誰も誰かの気持ちなんて分からない。それを踏まえたうえで汲み取ろうとすることは人の気持ちに対して全能になりたがる傲慢なある人々にとってはもの足りないのかもしれないけれど、諦観は時には何よりもの思慮として人の心に寄り添うことがある。自分には分からない。どうしてこういった類のことを、さも明快な解が待ち受けているかのように、乱れの無い熱量によって詮索し続けることができるのだろう。みんな、自分は自分を死なせないという自信で燦然と漲っているように見える。燦然と、その光は浅ましく歪で醜い。少なくとも自分の身近にいる人間や、遠くからみんなの気持ちの代表として放映される人間は大概にしてそうだ。放り込まれた餌に夢中になって池の水面に群がる鯉を連想する。底に沈んでいる鯉は水面には現れないまま朽ちていく。

動悸がする、息が切れる、体温が上がる。

人はだれも自分の愛するものを殺すという。人はだれも明快なばかりじゃ在り得ない。自分を嫌う気持ちだけが人を破滅的な死へと推し進めるわけじゃない。だからこそ苦しいのだ。複雑なものを抱えることはいつだって苦しい。自分のように自分の言葉が誰からも信用されない人間は永続的な呻吟懊悩に苦しめられる羽目になる。
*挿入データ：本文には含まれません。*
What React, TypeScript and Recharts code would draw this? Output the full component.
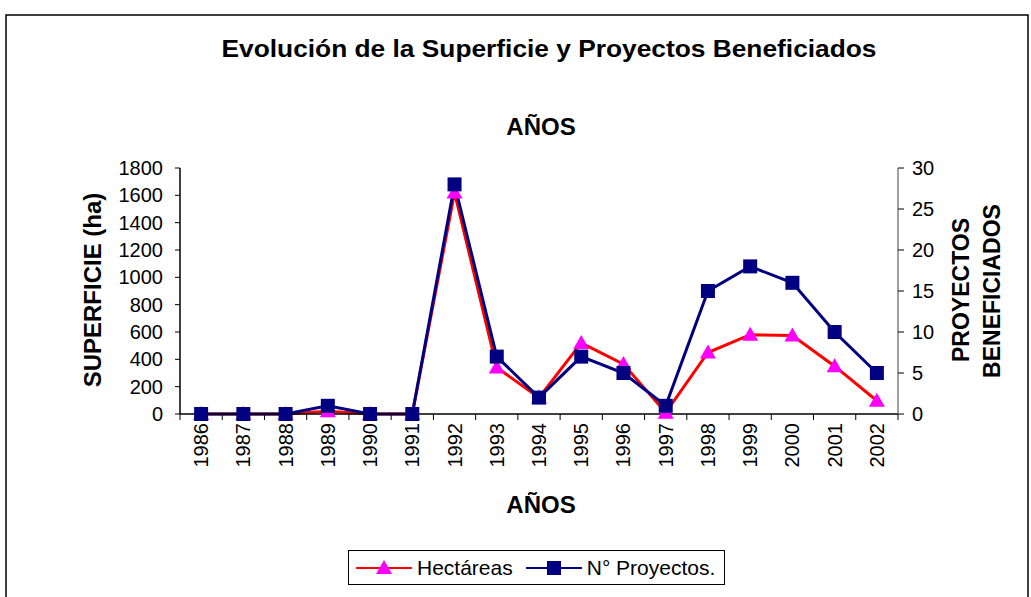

理解者がいないことはいつだって苦しい。理解なんてされないと気づいていながら、理解しようとされていることにもまた気づいてしまえば、耐え難い苦しみが自身を襲い、その苦しみはまるで餌に群がる魚のように、その身が心が塵一つ残さず食い潰されるまで止むことをしない。

自分の心が赴くままの居場所を求めている。安寧と幸福と静寂がある居場所を求めている。だから恐ろしい外界へと発ちゆけずに、自室のベッドでのびながらどこかへ行きたいどこへも行きたくないという望みと恐怖に板挟みにされながら停滞している。
心が赴くままの居場所へ行くためには、未知と、恐ろしい闇を体験しなければならない。その先に光がある。そのことを知っている人間が、或いは知らずとも不意に気づいてしまった人間が、この世界に自分の居場所は無いんだと見切りをつけてしまったら、その時に取られる行動は必然的に一つになってしまう。
ある人は言った。苦しいことの後には素晴らしいことが待っている。本心からの言葉だったのか、鼓舞を目的とした悲しい呟きだったのかどうかは分からない。苦しいことが地続きになって襲い掛かってくる現在、それは眠れない子どものための口約束のような、優しいばかりで不確かなばかりの言葉に思えてしようがないけれど、それでも誰かの心に寄り添う祈りとしてその言葉がどこかに残るとするならば、ともすると、それだけが唯一の救いであり、解になりうるんじゃないかと思う。

頭は痛いし動悸がするし吐息は熱い。人々が活動を始める明け方に眠りについて、静かな夜にひっそりと息づく。最低な日々と言ってまったく遜色ない日々の中で、また独りでに池の底に沈む鯉のことを思う。誰にも知られないまま朽ちていくのはさびしいことだ。それでも池の水面に現れるようにはできていない自分のためにどこかへ向かわなければならないんだとぼんやり考える。